Friday, August 21, 2020

On Writing Bad Poetry (And Publishing It)

So the poems on this blog (I speak here only of my own poems, not the poems of others I sometimes, perhaps rarely, analyze for their triumphs and imperfections) are at their best the first draft of poetry. I write them as they come to me, indeed almost always at a single sitting. I rarely revise, at least after the lines have come to me; on occasion a rhyme or a meter will prove more difficult than I thought, or a thought itself harder to squeeze into form, and so I will rubbish a line or an ending or even a quatrain, but it is rare. If there is a spectrum from Ben Jonson's praise/dispraise of Shakespeare that he never blotted a line but "would that he had blotted out a thousand," I, while no Shakespeare by even anyone's most fevered dreamed imagining, am rather towards his end than Jonson's own. I write what comes and publish it, and not never but infrequently look back.

This is a longwinded way of saying what longtime readers and even shorttime readers have no doubt noticed: I write a lot of bad poems here.

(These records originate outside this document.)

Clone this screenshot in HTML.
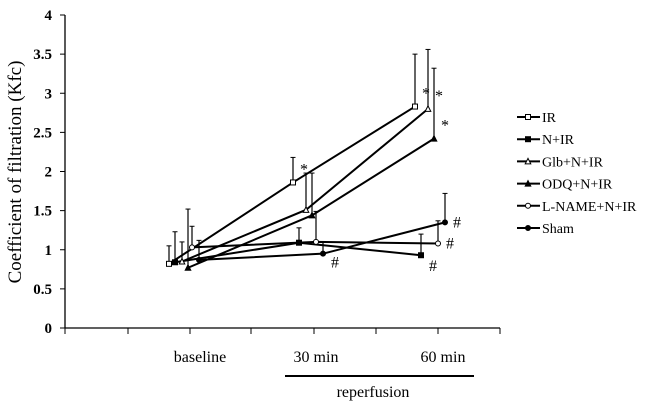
<!DOCTYPE html>
<html><head><meta charset="utf-8"><style>
body{margin:0;background:#fff;}
svg{display:block;font-family:"Liberation Serif",serif;}
</style></head><body>
<svg id="chart" width="646" height="402"></svg>
<script>
const categories=["baseline","30 min","60 min"];
const seriesNames=["IR","N+IR","Glb+N+IR","ODQ+N+IR","L-NAME+N+IR","Sham"];
const valIR=[0.82,1.86,2.83];
const valNIR=[0.84,1.09,0.93];
const valGlb=[0.85,1.51,2.80];
const valODQ=[0.77,1.44,2.42];
const valLN=[1.03,1.10,1.08];
const valSham=[0.87,0.95,1.35];
const errIR=[1.05,2.18,3.50];
const errNIR=[1.23,1.28,1.20];
const errGlb=[1.10,1.98,3.56];
const errODQ=[1.52,1.98,3.32];
const errLN=[1.30,1.49,1.37];
const errSham=[1.12,1.10,1.72];
const yTicks=[0,0.5,1,1.5,2,2.5,3,3.5,4];
const yTickLabels=["0","0.5","1","1.5","2","2.5","3","3.5","4"];
const sigLabels=[["","*","*"],["","","#"],["","","*"],["","","*"],["","","#"],["","#","#"]];

const NS="http://www.w3.org/2000/svg";
const svg=document.getElementById('chart');
function el(t,a,p){const e=document.createElementNS(NS,t);for(const k in a)e.setAttribute(k,a[k]);(p||svg).appendChild(e);return e;}
const y=v=>328-v*78.25;
const catX=[186,310,432];
const offs=[-17,-11,-4,2,6,13];
const x=(c,s)=>catX[c]+offs[s];

const ax=el('line',{x1:65,y1:328,x2:500,y2:328,stroke:'#000','stroke-width':1.3});

const ay=el('line',{x1:65,y1:15,x2:65,y2:328,stroke:'#000','stroke-width':1.3});

yTicks.forEach((v,i)=>{
  el('line',{x1:60,y1:y(v),x2:65,y2:y(v),stroke:'#000'});
  const t=el('text',{x:52,y:y(v)+5,'text-anchor':'end','font-size':15,'font-weight':'bold'});
  t.textContent=yTickLabels[i];
  
});
[65,128,190,251,314,376,438,500].forEach(tx=>el('line',{x1:tx,y1:328,x2:tx,y2:334,stroke:'#000'}));
const labX=[200,316,443];
categories.forEach((c,i)=>{
  const t=el('text',{x:labX[i],y:362,'text-anchor':'middle','font-size':16});
  t.textContent=c;
  
});
el('line',{x1:285,y1:376,x2:474,y2:376,stroke:'#000','stroke-width':2});
const rp=el('text',{x:373,y:397,'text-anchor':'middle','font-size':16});rp.textContent='reperfusion';

const yt=el('text',{transform:'translate(21,172) rotate(-90)','text-anchor':'middle','font-size':19});
yt.textContent='Coefficient of filtration (Kfc)';


const vals=[valIR,valNIR,valGlb,valODQ,valLN,valSham];
const errs=[errIR,errNIR,errGlb,errODQ,errLN,errSham];
const markers=['sq-open','sq','tri-open','tri','circ-open','circ'];
function marker(kind,cx,cy,g){
  if(kind.startsWith('sq'))el('rect',{x:cx-2.5,y:cy-2.5,width:5,height:5,fill:kind==='sq'?'#000':'#fff',stroke:'#000'},g);
  else if(kind.startsWith('tri'))el('polygon',{points:`${cx},${cy-3} ${cx-2.8},${cy+2.5} ${cx+2.8},${cy+2.5}`,fill:kind==='tri'?'#000':'#fff',stroke:'#000'},g);
  else el('circle',{cx:cx,cy:cy,r:2.5,fill:kind==='circ'?'#000':'#fff',stroke:'#000'},g);
}
vals.forEach((vs,s)=>{
  const g=el('g',{});
  
  
  vs.forEach((v,c)=>{
    const ex=x(c,s);
    el('line',{x1:ex,y1:y(v),x2:ex,y2:y(errs[s][c]),stroke:'#000','stroke-width':1.2},g);
    el('line',{x1:ex-2.5,y1:y(errs[s][c]),x2:ex+2.5,y2:y(errs[s][c]),stroke:'#000','stroke-width':1},g);
  });
  el('polyline',{points:vs.map((v,c)=>x(c,s)+','+y(v)).join(' '),fill:'none',stroke:'#000','stroke-width':2},g);
  vs.forEach((v,c)=>{
    marker(markers[s],x(c,s),y(v),g);
    const lab=sigLabels[s][c];
    if(lab){const t=el('text',{x:x(c,s)+(lab==='*'?7:8),y:y(v)+(lab==='*'?-8:(s===5&&c===1?14:(s===1?16:5))),'font-size':16},g);t.textContent=lab;}
  });
});
seriesNames.forEach((n,i)=>{
  const g=el('g',{});
  
  const ly=117+i*22.2;
  el('line',{x1:517,y1:ly,x2:540,y2:ly,stroke:'#000','stroke-width':2},g);
  marker(markers[i],528,ly,g);
  const t=el('text',{x:542,y:ly+5,'font-size':14},g);t.textContent=n;
});
</script>
</body></html>
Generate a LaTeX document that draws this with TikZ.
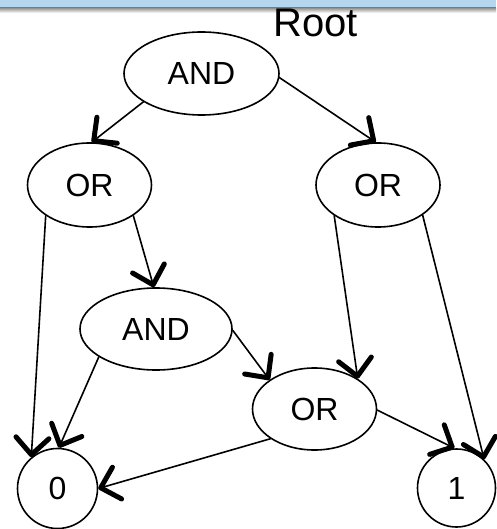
\documentclass[tikz,border=0pt]{standalone}
\usepackage{fontspec}
\setmainfont{Liberation Sans}
\usepackage{xcolor}
\usepackage{tikz}
\usetikzlibrary{arrows.meta,shapes.geometric}

\definecolor{barblue}{HTML}{B4D7EF}
\definecolor{barline}{HTML}{3C8DBF}

\begin{document}
\begin{tikzpicture}[x=1pt, y=-1pt,
    gate/.style={ellipse, draw, line width=1.6pt, inner sep=0pt, font=\fontsize{32}{36}\selectfont},
    leaf/.style={circle, draw, line width=1.6pt, inner sep=0pt, font=\fontsize{32}{36}\selectfont},
    edge/.style={line width=1.6pt, line cap=round, -{Straight Barb[length=17pt, width=33pt, line width=5pt, round]}}]
    \useasboundingbox (0,0) rectangle (496,529);

    \fill[barblue] (0,0) rectangle (496,7);
    \shade[top color=black!40, bottom color=white] (0,8.2) rectangle (496,13);
    \draw[barline, line width=1.5pt] (0,7.5) -- (496,7.5);

    \node[anchor=base west, inner sep=0pt, font=\fontsize{40}{46}\selectfont] (root) at (273,37) {Root};

    \node[gate, minimum width=155pt, minimum height=83pt] (and1) at (201.5,73.5) {AND};
    \node[gate, minimum width=124pt, minimum height=84pt] (or1) at (89.5,185) {OR};
    \node[gate, minimum width=124pt, minimum height=84pt] (or2) at (378,185) {OR};
    \node[gate, minimum width=152pt, minimum height=82pt] (and2) at (156,329) {AND};
    \node[gate, minimum width=124pt, minimum height=82pt] (or3) at (314.5,409) {OR};
    \node[leaf, minimum size=80pt] (zero) at (57.5,488.5) {0};
    \node[leaf, minimum size=78pt] (one) at (456.5,488) {1};

    \draw[edge] (and1.206) -- (or1.87);
    \draw[edge] (and1.-3) -- (or2.93);
    \draw[edge] (or1.215) -- (zero.130);
    \draw[edge] (or1.325) -- (and2.93);
    \draw[edge] (or2.215) -- (or3.35);
    \draw[edge] (or2.326) -- (one.46);
    \draw[edge] (and2.206) -- (zero.88);
    \draw[edge] (and2.-1) -- (or3.147);
    \draw[edge] (or3.214) -- (zero.0);
    \draw[edge] (or3.-1) -- (one.93);
\end{tikzpicture}
\end{document}
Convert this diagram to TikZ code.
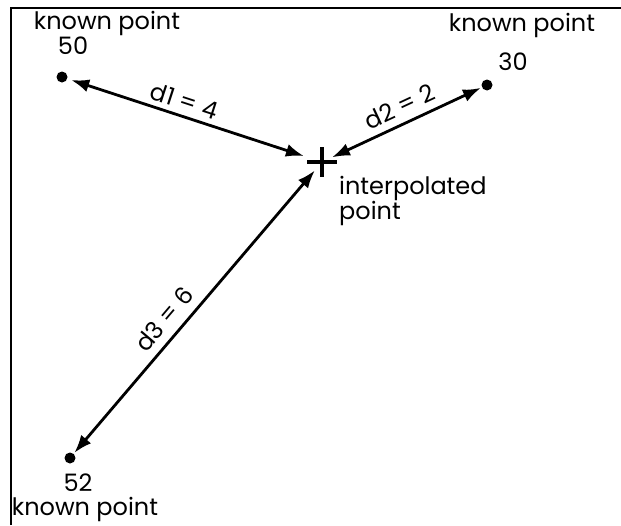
\documentclass[tikz,border=0pt]{standalone}
\usepackage{fontspec}
\setmainfont{Poppins}
\usetikzlibrary{arrows.meta}
\begin{document}
\begin{tikzpicture}[x=1pt,y=-1pt,
  lbl/.style={font=\fontsize{24}{23.5}\selectfont, inner sep=0pt},
  dot/.style={circle, fill=black, minimum size=11pt, inner sep=0pt},
  arr/.style={line width=2.8pt, {Latex[length=18pt,width=13pt]}-{Latex[length=18pt,width=13pt]}},
  frame/.style={line width=2.4pt}]
\useasboundingbox (0,0) rectangle (621,525);
% frame
\coordinate (fbl) at (11,525);
\coordinate (ftl) at (11,8);
\coordinate (ftr) at (621,8);
\draw[frame] (fbl) -- (ftl) -- (ftr);
% points
\node[dot] (p50) at (62,77) {};
\node[dot] (p30) at (487,85) {};
\node[dot] (p52) at (70,458) {};
\coordinate (ip) at (322,162);
\coordinate (ipl) at (307,162);
\coordinate (ipr) at (337,162);
\coordinate (ipu) at (322,147);
\coordinate (ipd) at (322,177);
\draw[line width=3.5pt] (ipl) -- (ipr);
\draw[line width=3.5pt] (ipu) -- (ipd);
% labels
\node[lbl] (k50) at (107,23) {known point};
\node[lbl] (v50) at (73,46) {50};
\node[lbl] (k30) at (522,25) {known point};
\node[lbl] (v30) at (513,62) {30};
\node[lbl, anchor=west, align=left] (iplbl) at (339,201) {interpolated\\point};
\node[lbl] (v52) at (78,483) {52};
\node[lbl] (k52) at (85,509) {known point};
% connectors
\draw[arr, shorten <=4pt, shorten >=19pt] (p50) -- node[lbl, sloped, above=5pt, pos=0.44] (d1) {d1 = 4} (ip);
\draw[arr, shorten <=11pt, shorten >=1pt] (ip) -- node[lbl, sloped, above=7pt, pos=0.53] (d2) {d2 = 2} (p30);
\draw[arr, shorten <=1pt, shorten >=11pt] (p52) -- node[lbl, sloped, above=8pt, pos=0.42] (d3) {d3 = 6} (ip);
\end{tikzpicture}
\end{document}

And I think that's a good thing.

Admittedly, I do believe based on my acquaintance and reading that most if not all poets and indeed writers are better at and more comfortable with revision than I am. If so, in their cases, there may be virtue inherent in holding on to poems and tinkering, improving, and developing them. In my case, though, editing prose is something I can do; editing poetry (well) is a gift so far beyond my sphere.

As such, I am fundamentally faced with the question not of publishing a good poem or a bad, but of whether to publish or abandon work; whether to write or simply not; whether to put out into the world a poem that may be (or indeed, is) bad or no poem at all. And there are those, I do not doubt, to whom the latter answer is obviously preferable, especially given the frequency of late with which I have produced no poetry of either stripe. Why not simply expand that gap one further day? Why put poetry out that is not good?

My simplest answer to this assertion is that the good poetry relies on the bad. If I did not write the bad poems I would not write the good. I would not write any. And I much prefer a world in which I do write poems to one where I do not. And thus I write bad poems.

I have more to say on this topic, relating to how the bad poems produce the good, and why I publish it anyway in more detail, but for now I shall leave it there. Bad poetry is necessary as a means to good poetry; and publishing it is simply an acknowledgement of that.